Fired and glazed one of the pair was sent to each participant, along with an invitation to bury the matching partner within a dry-stone wall on Pendle Hill. The event was marked by laying a stone within the wall, carved with the title of the work.



Nisha Duggal, Held Ceramic Sculptures, Photographs, 2022 / Please scroll


Clay, fired and glazed, takes forever to degrade. Dry-stone walls have a shelf-life. In 200 years or so our wall will come apart. I like to think of a future somebody finding the small clay sculptures, so obviously shaped by individual hands. I like to think of them thinking of us, our past and connection to this same land.



Nisha Duggal, Held, Digital Video, 2022




Watch the Film




Q+A with Nisha


What was it like working in residence in the Pendle landscape? Was this a familiar context for you?

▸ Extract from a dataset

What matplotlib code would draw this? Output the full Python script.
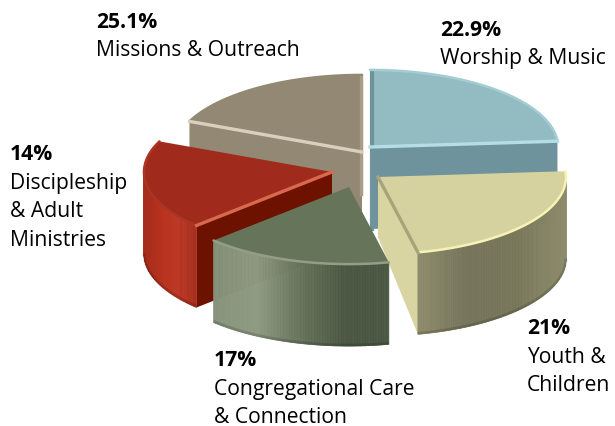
import numpy as np
import matplotlib
matplotlib.use("Agg")
import matplotlib.pyplot as plt
from matplotlib.colors import LinearSegmentedColormap
from matplotlib.patches import Polygon

# ── Data ──────────────────────────────────────────────────────────────────────
categories = ["Worship & Music", "Youth &\nChildren", "Congregational Care\n& Connection",
              "Discipleship\n& Adult\nMinistries", "Missions & Outreach"]
printed_pct = ["22.9%", "21%", "17%", "14%", "25.1%"]
# wedge sizes as drawn in the picture, they do not follow the printed percentages
drawn_share = [23.8, 22.8, 16.2, 18.7, 18.5]

# ── Style ─────────────────────────────────────────────────────────────────────
R = 188
TILT = 0.41
DEPTH = 82

apex = [(370, 148), (378, 178), (349, 188), (332, 173), (362, 153)]
top_col = ["#93bbc2", "#d6d29f", "#66755a", "#a02a1b", "#928873"]
rim_col = ["#a3ccd3", "#f7f3b7", "#929f86", "#ab3522", "#928873"]
edge_col = ["#b5dde6", "#a8a47a", "#66755a", "#d8694f", "#d8d0bd"]
cut_col = ["#6f939c", "#d9d5a3", "#4a5641", "#6e1200", "#928873"]
wall_cols = [["#6f939c", "#6f939c"],
             ["#8e8c6c", "#75745a", "#777659", "#8e8c6c"],
             ["#86927b", "#8e9a82", "#66735a", "#4a5641", "#4a5641"],
             ["#a52c1b", "#b8321f", "#bb3522", "#a52c1b"],
             ["#928873", "#928873"]]
# which end of the wedge shows its flat cut: 1 = clockwise end, 0 = start, None = hidden
cut_end = [1, 1, None, 0, 0]
# back to front
draw_order = [4, 0, 3, 1, 2]

label_xy = [(440, 30), (527, 329), (214, 361), (10, 155), (96, 22)]
LINE = 28.5


def rim(cx, cy, angles):
    t = np.radians(angles)
    return np.column_stack([cx + R * np.cos(t), cy - R * TILT * np.sin(t)])


fig = plt.figure(figsize=(6.15, 4.27), dpi=100)
ax = fig.add_axes([0, 0, 1, 1])
ax.set_xlim(0, 615)
ax.set_ylim(427, 0)
ax.axis("off")

# clockwise from the top
sizes = np.array(drawn_share) / sum(drawn_share) * 360
starts = 90 - np.concatenate([[0], np.cumsum(sizes)[:-1]])

for z, i in enumerate(draw_order):
    cx, cy = apex[i]
    a0, a1 = starts[i], starts[i] - sizes[i]
    angles = np.linspace(a0, a1, 120)
    arc = rim(cx, cy, angles)
    zo = 2 + z

    # flat cut
    end = None
    if cut_end[i] is not None:
        end = rim(cx, cy, [a1 if cut_end[i] else a0])[0]
        back = DEPTH - 22 if i == 1 else DEPTH
        cut = [(cx, cy), end, end + [0, DEPTH], (cx, cy + back)]
        ax.add_patch(Polygon(cut, closed=True, fc=cut_col[i], ec="none", zorder=zo))

    # outer wall, in thin strips so the shading can run along it
    front = angles[np.sin(np.radians(angles)) < 0.001]
    if len(front) > 1:
        cmap = LinearSegmentedColormap.from_list("wall", wall_cols[i])
        pts = rim(cx, cy, front)
        lo, hi = pts[:, 0].min(), pts[:, 0].max()
        for j in range(len(pts) - 1):
            a, b = pts[j], pts[j + 1]
            col = cmap((a[0] - lo) / (hi - lo))
            ax.add_patch(Polygon([a, b, b + [0, DEPTH], a + [0, DEPTH]], closed=True,
                                 fc=col, ec=col, lw=0.5, zorder=zo))
        # dark lip at the bottom of the wall
        ax.plot(pts[:, 0], pts[:, 1] + DEPTH - 1, color="#000000", alpha=0.15, lw=2,
                zorder=zo, solid_capstyle="butt")

    # top face
    ax.add_patch(Polygon(np.vstack([[(cx, cy)], arc]), closed=True, fc=top_col[i],
                         ec="none", zorder=zo + 0.1))

    # bevel highlights
    ax.plot(arc[:, 0], arc[:, 1], color=rim_col[i], lw=1.8, zorder=zo + 0.2,
            solid_capstyle="round")
    if end is not None:
        ax.plot([cx, end[0]], [cy, end[1]], color=edge_col[i], lw=2.4, zorder=zo + 0.2)
    # thin strip along the vertical cut at the top of the two back wedges
    if i == 0:
        ax.plot([cx + 2, cx + 2], [cy - R * TILT + 2, cy + DEPTH], color="#6f939c", lw=3,
                zorder=zo + 0.15)
    if i == 4:
        ax.plot([cx - 1, cx - 1], [cy - R * TILT + 2, cy + DEPTH - 40], color="#a89e88", lw=2.5,
                zorder=zo + 0.15)

# ── Labels ────────────────────────────────────────────────────────────────────
plt.rcParams["font.family"] = ["Open Sans", "DejaVu Sans"]
for name, pct, (x, y) in zip(categories, printed_pct, label_xy):
    ax.text(x, y, pct, fontsize=15.2, fontweight="bold", color="#000000", va="center", ha="left", zorder=20)
    for n, line in enumerate(name.split("\n")):
        ax.text(x, y + LINE * (n + 1), line, fontsize=15.2, color="#000000", va="center", ha="left", zorder=20)

fig.savefig("out.png", dpi=100)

I’ve been based in London since 2007, but was raised in the north east of England in a semi-rural area of Northumberland, now something of a commuter town to Newcastle. I’ve made lots of work inspired by the countryside, underpinned by my interest in our primal drive to access such spaces.

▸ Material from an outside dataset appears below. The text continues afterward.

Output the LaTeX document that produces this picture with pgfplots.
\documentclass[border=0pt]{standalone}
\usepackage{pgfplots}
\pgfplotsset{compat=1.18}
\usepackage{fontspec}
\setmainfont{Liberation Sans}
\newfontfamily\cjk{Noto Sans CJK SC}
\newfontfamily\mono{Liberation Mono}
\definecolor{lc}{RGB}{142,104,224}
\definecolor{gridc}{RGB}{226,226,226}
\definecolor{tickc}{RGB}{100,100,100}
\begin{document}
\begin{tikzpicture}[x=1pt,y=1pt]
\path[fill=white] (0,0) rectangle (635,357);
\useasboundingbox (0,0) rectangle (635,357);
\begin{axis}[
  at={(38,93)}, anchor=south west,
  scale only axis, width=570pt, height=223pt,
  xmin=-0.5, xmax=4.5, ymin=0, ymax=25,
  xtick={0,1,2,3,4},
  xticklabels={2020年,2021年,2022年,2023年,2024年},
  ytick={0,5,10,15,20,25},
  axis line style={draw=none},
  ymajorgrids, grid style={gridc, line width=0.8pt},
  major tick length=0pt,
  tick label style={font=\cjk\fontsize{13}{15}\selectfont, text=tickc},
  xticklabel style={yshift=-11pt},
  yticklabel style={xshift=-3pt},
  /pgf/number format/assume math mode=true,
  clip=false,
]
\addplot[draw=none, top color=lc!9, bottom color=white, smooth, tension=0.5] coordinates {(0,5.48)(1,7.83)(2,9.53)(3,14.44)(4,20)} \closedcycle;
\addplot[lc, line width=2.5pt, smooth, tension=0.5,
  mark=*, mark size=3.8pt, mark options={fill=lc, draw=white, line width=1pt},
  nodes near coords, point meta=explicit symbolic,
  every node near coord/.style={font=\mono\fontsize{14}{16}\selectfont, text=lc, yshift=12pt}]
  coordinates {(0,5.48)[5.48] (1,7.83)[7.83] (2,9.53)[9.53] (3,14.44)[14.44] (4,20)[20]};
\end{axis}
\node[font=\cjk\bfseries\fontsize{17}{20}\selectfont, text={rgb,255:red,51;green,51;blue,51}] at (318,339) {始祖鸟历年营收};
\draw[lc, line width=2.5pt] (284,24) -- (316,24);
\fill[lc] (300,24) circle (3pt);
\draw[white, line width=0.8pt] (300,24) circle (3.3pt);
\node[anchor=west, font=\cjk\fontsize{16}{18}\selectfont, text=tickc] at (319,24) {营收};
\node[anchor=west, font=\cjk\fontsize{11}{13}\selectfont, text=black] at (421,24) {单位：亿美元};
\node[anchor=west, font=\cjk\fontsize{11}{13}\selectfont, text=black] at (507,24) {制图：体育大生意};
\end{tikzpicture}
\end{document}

My process is naturally collaborative: in my short film Launched (2003) I filmed a group of people flying a kite halfway up Blencathra, a mountain in the Lake District; another short film Things to make and do (2011) followed a group of people with different hobbies, one whom volunteered in the countryside. Having previously explored landscape as a site of leisure, it was a privilege to meet and work with people who lived rurally in Pendle. We connected over a shared appreciation of the outdoors.

I feel very lucky to have been given permission by Pendle Hill Landscape Partnership to site my work within the landscape. The permenance of the place-marking stone (and hidden sculptures) gives my project a resonance I’ve not had the opportunity to explore previously. The research and development aspect of the residency gave me a million ideas that weren’t possible within the time and budget constraints. This is a normal part of my evolving practice and some of the themes will emerge in later projects.

Is there anything new that came to you during the residency?


The residency strengthened my commitment towards context-led practice, finding universality within super-local concerns. I was surprised and excited by how effortlessly the groups I worked with understood and embodied the conceptual framework behind what we were making. I believe their receptivity and openness to my ideas comes from access to the body of work In Situ has commissioned in Pendle over the years.




Nisha Duggal



Biography


Nisha Duggal works within broad issues around freedom and control, aiming to uncover how ideology and bias embedded within our cultural, political and social structures filters into everyday lived experience. Her projects are frequently co-produced, highlighting the myriad strategies people adopt to counter various pressures. Working across media, with a focus on spirituality and the sensory qualities of making and doing, she elevates the commonplace and transient, using contemporary art as a progressive, expansive frame.


Projects include residencies, exhibitions and commissions for organisations including Tate, Baltic, PEER, The National Trust, Royal Overseas League, NHS, Create and South London Gallery.